Reproduce the listing word for word. Skip any image.

**Information supplied:**
____________________
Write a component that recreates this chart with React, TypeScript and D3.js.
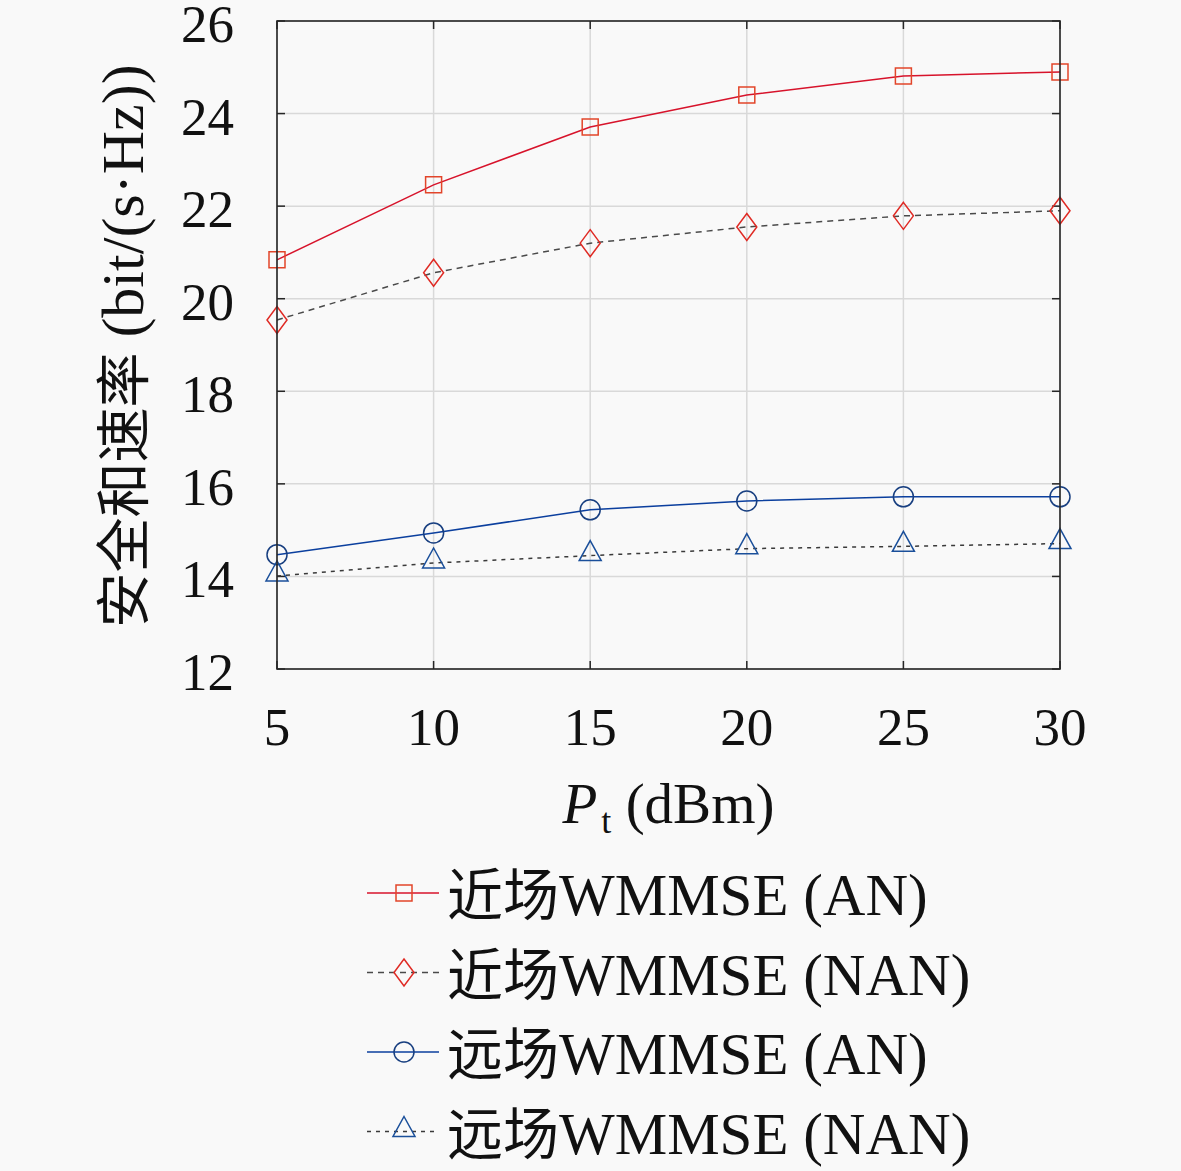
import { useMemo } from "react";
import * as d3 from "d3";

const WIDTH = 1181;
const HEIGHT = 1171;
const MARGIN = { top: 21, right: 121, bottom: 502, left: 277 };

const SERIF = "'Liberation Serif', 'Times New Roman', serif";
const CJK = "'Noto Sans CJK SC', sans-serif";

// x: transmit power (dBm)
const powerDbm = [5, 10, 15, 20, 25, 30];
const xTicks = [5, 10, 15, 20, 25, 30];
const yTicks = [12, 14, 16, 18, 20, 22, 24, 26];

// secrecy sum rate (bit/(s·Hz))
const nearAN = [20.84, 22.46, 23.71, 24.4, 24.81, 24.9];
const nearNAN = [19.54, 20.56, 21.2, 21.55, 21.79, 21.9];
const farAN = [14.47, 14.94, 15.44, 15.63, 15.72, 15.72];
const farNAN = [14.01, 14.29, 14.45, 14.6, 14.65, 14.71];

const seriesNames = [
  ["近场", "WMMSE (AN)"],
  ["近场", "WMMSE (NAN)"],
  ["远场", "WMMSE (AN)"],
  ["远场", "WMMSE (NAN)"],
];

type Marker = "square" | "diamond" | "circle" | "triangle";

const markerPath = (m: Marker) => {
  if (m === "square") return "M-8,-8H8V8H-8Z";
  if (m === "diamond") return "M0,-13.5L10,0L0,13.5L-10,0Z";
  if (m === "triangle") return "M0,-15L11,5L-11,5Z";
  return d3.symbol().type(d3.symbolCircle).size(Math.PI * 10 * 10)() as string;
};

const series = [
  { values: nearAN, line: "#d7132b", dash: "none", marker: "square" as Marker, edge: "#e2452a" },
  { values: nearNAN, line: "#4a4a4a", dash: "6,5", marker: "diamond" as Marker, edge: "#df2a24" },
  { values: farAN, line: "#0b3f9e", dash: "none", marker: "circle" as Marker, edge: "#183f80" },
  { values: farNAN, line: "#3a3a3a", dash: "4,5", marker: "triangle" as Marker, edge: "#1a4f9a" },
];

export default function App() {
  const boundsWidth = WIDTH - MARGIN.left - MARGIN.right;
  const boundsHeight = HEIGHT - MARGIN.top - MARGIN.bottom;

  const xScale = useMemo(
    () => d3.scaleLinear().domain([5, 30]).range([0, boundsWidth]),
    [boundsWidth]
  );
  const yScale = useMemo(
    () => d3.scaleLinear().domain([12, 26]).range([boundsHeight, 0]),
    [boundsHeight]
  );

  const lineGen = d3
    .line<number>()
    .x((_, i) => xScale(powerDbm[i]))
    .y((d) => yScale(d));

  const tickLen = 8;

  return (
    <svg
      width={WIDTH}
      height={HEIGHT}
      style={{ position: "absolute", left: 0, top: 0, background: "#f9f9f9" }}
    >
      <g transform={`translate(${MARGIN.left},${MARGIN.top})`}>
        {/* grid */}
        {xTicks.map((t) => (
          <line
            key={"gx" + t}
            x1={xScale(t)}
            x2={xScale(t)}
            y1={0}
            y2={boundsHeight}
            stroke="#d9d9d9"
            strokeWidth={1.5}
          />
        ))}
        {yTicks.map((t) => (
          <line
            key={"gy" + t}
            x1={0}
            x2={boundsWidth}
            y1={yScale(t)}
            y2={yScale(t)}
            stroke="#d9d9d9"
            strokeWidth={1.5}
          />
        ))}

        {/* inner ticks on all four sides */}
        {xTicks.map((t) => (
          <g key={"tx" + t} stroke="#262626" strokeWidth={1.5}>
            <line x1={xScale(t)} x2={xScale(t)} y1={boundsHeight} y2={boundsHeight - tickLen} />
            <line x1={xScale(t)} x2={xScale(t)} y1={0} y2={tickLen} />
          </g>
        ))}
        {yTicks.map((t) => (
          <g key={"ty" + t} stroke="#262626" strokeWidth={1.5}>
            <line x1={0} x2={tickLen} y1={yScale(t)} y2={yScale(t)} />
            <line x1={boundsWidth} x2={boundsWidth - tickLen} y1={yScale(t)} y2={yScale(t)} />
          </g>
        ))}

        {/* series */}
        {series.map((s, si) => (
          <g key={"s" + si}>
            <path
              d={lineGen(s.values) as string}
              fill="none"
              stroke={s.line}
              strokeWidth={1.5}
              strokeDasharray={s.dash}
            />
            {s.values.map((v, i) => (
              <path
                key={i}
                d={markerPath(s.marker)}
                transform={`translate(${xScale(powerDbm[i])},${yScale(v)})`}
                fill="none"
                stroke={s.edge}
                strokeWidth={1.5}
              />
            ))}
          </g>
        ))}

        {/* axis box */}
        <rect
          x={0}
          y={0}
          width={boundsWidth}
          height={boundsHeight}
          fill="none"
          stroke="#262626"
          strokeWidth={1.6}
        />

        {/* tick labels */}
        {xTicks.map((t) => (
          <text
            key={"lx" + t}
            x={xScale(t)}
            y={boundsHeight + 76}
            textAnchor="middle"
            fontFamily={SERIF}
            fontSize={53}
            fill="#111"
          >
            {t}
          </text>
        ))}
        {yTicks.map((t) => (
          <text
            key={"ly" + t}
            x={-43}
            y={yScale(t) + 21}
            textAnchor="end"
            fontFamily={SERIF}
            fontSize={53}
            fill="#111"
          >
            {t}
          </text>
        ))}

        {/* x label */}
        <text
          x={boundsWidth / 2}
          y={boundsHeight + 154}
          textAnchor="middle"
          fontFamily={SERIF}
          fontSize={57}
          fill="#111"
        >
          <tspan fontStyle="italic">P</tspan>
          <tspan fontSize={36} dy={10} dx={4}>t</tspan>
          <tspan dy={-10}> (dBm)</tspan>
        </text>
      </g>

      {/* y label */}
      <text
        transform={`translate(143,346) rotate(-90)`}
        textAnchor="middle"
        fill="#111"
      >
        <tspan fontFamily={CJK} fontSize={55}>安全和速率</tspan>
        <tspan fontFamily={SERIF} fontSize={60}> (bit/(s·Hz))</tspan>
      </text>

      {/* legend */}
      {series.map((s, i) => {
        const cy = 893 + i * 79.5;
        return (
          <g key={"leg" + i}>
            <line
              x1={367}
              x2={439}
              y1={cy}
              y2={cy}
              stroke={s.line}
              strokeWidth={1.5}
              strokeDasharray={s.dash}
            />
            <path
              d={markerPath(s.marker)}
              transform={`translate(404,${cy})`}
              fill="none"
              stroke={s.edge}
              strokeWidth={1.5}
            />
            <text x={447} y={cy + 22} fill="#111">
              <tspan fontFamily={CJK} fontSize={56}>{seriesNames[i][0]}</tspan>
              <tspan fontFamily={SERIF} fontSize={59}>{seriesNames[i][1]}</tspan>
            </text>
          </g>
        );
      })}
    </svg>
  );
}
____________________
**Solution for this problem:**
Write a component that recreates this chart with React, TypeScript and D3.js.
import { useMemo } from "react";
import * as d3 from "d3";

const WIDTH = 1181;
const HEIGHT = 1171;
const MARGIN = { top: 21, right: 121, bottom: 502, left: 277 };

const SERIF = "'Liberation Serif', 'Times New Roman', serif";
const CJK = "'Noto Sans CJK SC', sans-serif";

// x: transmit power (dBm)
const powerDbm = [5, 10, 15, 20, 25, 30];
const xTicks = [5, 10, 15, 20, 25, 30];
const yTicks = [12, 14, 16, 18, 20, 22, 24, 26];

// secrecy sum rate (bit/(s·Hz))
const nearAN = [20.84, 22.46, 23.71, 24.4, 24.81, 24.9];
const nearNAN = [19.54, 20.56, 21.2, 21.55, 21.79, 21.9];
const farAN = [14.47, 14.94, 15.44, 15.63, 15.72, 15.72];
const farNAN = [14.01, 14.29, 14.45, 14.6, 14.65, 14.71];

const seriesNames = [
  ["近场", "WMMSE (AN)"],
  ["近场", "WMMSE (NAN)"],
  ["远场", "WMMSE (AN)"],
  ["远场", "WMMSE (NAN)"],
];

type Marker = "square" | "diamond" | "circle" | "triangle";

const markerPath = (m: Marker) => {
  if (m === "square") return "M-8,-8H8V8H-8Z";
  if (m === "diamond") return "M0,-13.5L10,0L0,13.5L-10,0Z";
  if (m === "triangle") return "M0,-15L11,5L-11,5Z";
  return d3.symbol().type(d3.symbolCircle).size(Math.PI * 10 * 10)() as string;
};

const series = [
  { values: nearAN, line: "#d7132b", dash: "none", marker: "square" as Marker, edge: "#e2452a" },
  { values: nearNAN, line: "#4a4a4a", dash: "6,5", marker: "diamond" as Marker, edge: "#df2a24" },
  { values: farAN, line: "#0b3f9e", dash: "none", marker: "circle" as Marker, edge: "#183f80" },
  { values: farNAN, line: "#3a3a3a", dash: "4,5", marker: "triangle" as Marker, edge: "#1a4f9a" },
];

export default function App() {
  const boundsWidth = WIDTH - MARGIN.left - MARGIN.right;
  const boundsHeight = HEIGHT - MARGIN.top - MARGIN.bottom;

  const xScale = useMemo(
    () => d3.scaleLinear().domain([5, 30]).range([0, boundsWidth]),
    [boundsWidth]
  );
  const yScale = useMemo(
    () => d3.scaleLinear().domain([12, 26]).range([boundsHeight, 0]),
    [boundsHeight]
  );

  const lineGen = d3
    .line<number>()
    .x((_, i) => xScale(powerDbm[i]))
    .y((d) => yScale(d));

  const tickLen = 8;

  return (
    <svg
      width={WIDTH}
      height={HEIGHT}
      style={{ position: "absolute", left: 0, top: 0, background: "#f9f9f9" }}
    >
      <g transform={`translate(${MARGIN.left},${MARGIN.top})`}>
        {/* grid */}
        {xTicks.map((t) => (
          <line
            key={"gx" + t}
            x1={xScale(t)}
            x2={xScale(t)}
            y1={0}
            y2={boundsHeight}
            stroke="#d9d9d9"
            strokeWidth={1.5}
          />
        ))}
        {yTicks.map((t) => (
          <line
            key={"gy" + t}
            x1={0}
            x2={boundsWidth}
            y1={yScale(t)}
            y2={yScale(t)}
            stroke="#d9d9d9"
            strokeWidth={1.5}
          />
        ))}

        {/* inner ticks on all four sides */}
        {xTicks.map((t) => (
          <g key={"tx" + t} stroke="#262626" strokeWidth={1.5}>
            <line x1={xScale(t)} x2={xScale(t)} y1={boundsHeight} y2={boundsHeight - tickLen} />
            <line x1={xScale(t)} x2={xScale(t)} y1={0} y2={tickLen} />
          </g>
        ))}
        {yTicks.map((t) => (
          <g key={"ty" + t} stroke="#262626" strokeWidth={1.5}>
            <line x1={0} x2={tickLen} y1={yScale(t)} y2={yScale(t)} />
            <line x1={boundsWidth} x2={boundsWidth - tickLen} y1={yScale(t)} y2={yScale(t)} />
          </g>
        ))}

        {/* series */}
        {series.map((s, si) => (
          <g key={"s" + si}>
            <path
              d={lineGen(s.values) as string}
              fill="none"
              stroke={s.line}
              strokeWidth={1.5}
              strokeDasharray={s.dash}
            />
            {s.values.map((v, i) => (
              <path
                key={i}
                d={markerPath(s.marker)}
                transform={`translate(${xScale(powerDbm[i])},${yScale(v)})`}
                fill="none"
                stroke={s.edge}
                strokeWidth={1.5}
              />
            ))}
          </g>
        ))}

        {/* axis box */}
        <rect
          x={0}
          y={0}
          width={boundsWidth}
          height={boundsHeight}
          fill="none"
          stroke="#262626"
          strokeWidth={1.6}
        />

        {/* tick labels */}
        {xTicks.map((t) => (
          <text
            key={"lx" + t}
            x={xScale(t)}
            y={boundsHeight + 76}
            textAnchor="middle"
            fontFamily={SERIF}
            fontSize={53}
            fill="#111"
          >
            {t}
          </text>
        ))}
        {yTicks.map((t) => (
          <text
            key={"ly" + t}
            x={-43}
            y={yScale(t) + 21}
            textAnchor="end"
            fontFamily={SERIF}
            fontSize={53}
            fill="#111"
          >
            {t}
          </text>
        ))}

        {/* x label */}
        <text
          x={boundsWidth / 2}
          y={boundsHeight + 154}
          textAnchor="middle"
          fontFamily={SERIF}
          fontSize={57}
          fill="#111"
        >
          <tspan fontStyle="italic">P</tspan>
          <tspan fontSize={36} dy={10} dx={4}>t</tspan>
          <tspan dy={-10}> (dBm)</tspan>
        </text>
      </g>

      {/* y label */}
      <text
        transform={`translate(143,346) rotate(-90)`}
        textAnchor="middle"
        fill="#111"
      >
        <tspan fontFamily={CJK} fontSize={55}>安全和速率</tspan>
        <tspan fontFamily={SERIF} fontSize={60}> (bit/(s·Hz))</tspan>
      </text>

      {/* legend */}
      {series.map((s, i) => {
        const cy = 893 + i * 79.5;
        return (
          <g key={"leg" + i}>
            <line
              x1={367}
              x2={439}
              y1={cy}
              y2={cy}
              stroke={s.line}
              strokeWidth={1.5}
              strokeDasharray={s.dash}
            />
            <path
              d={markerPath(s.marker)}
              transform={`translate(404,${cy})`}
              fill="none"
              stroke={s.edge}
              strokeWidth={1.5}
            />
            <text x={447} y={cy + 22} fill="#111">
              <tspan fontFamily={CJK} fontSize={56}>{seriesNames[i][0]}</tspan>
              <tspan fontFamily={SERIF} fontSize={59}>{seriesNames[i][1]}</tspan>
            </text>
          </g>
        );
      })}
    </svg>
  );
}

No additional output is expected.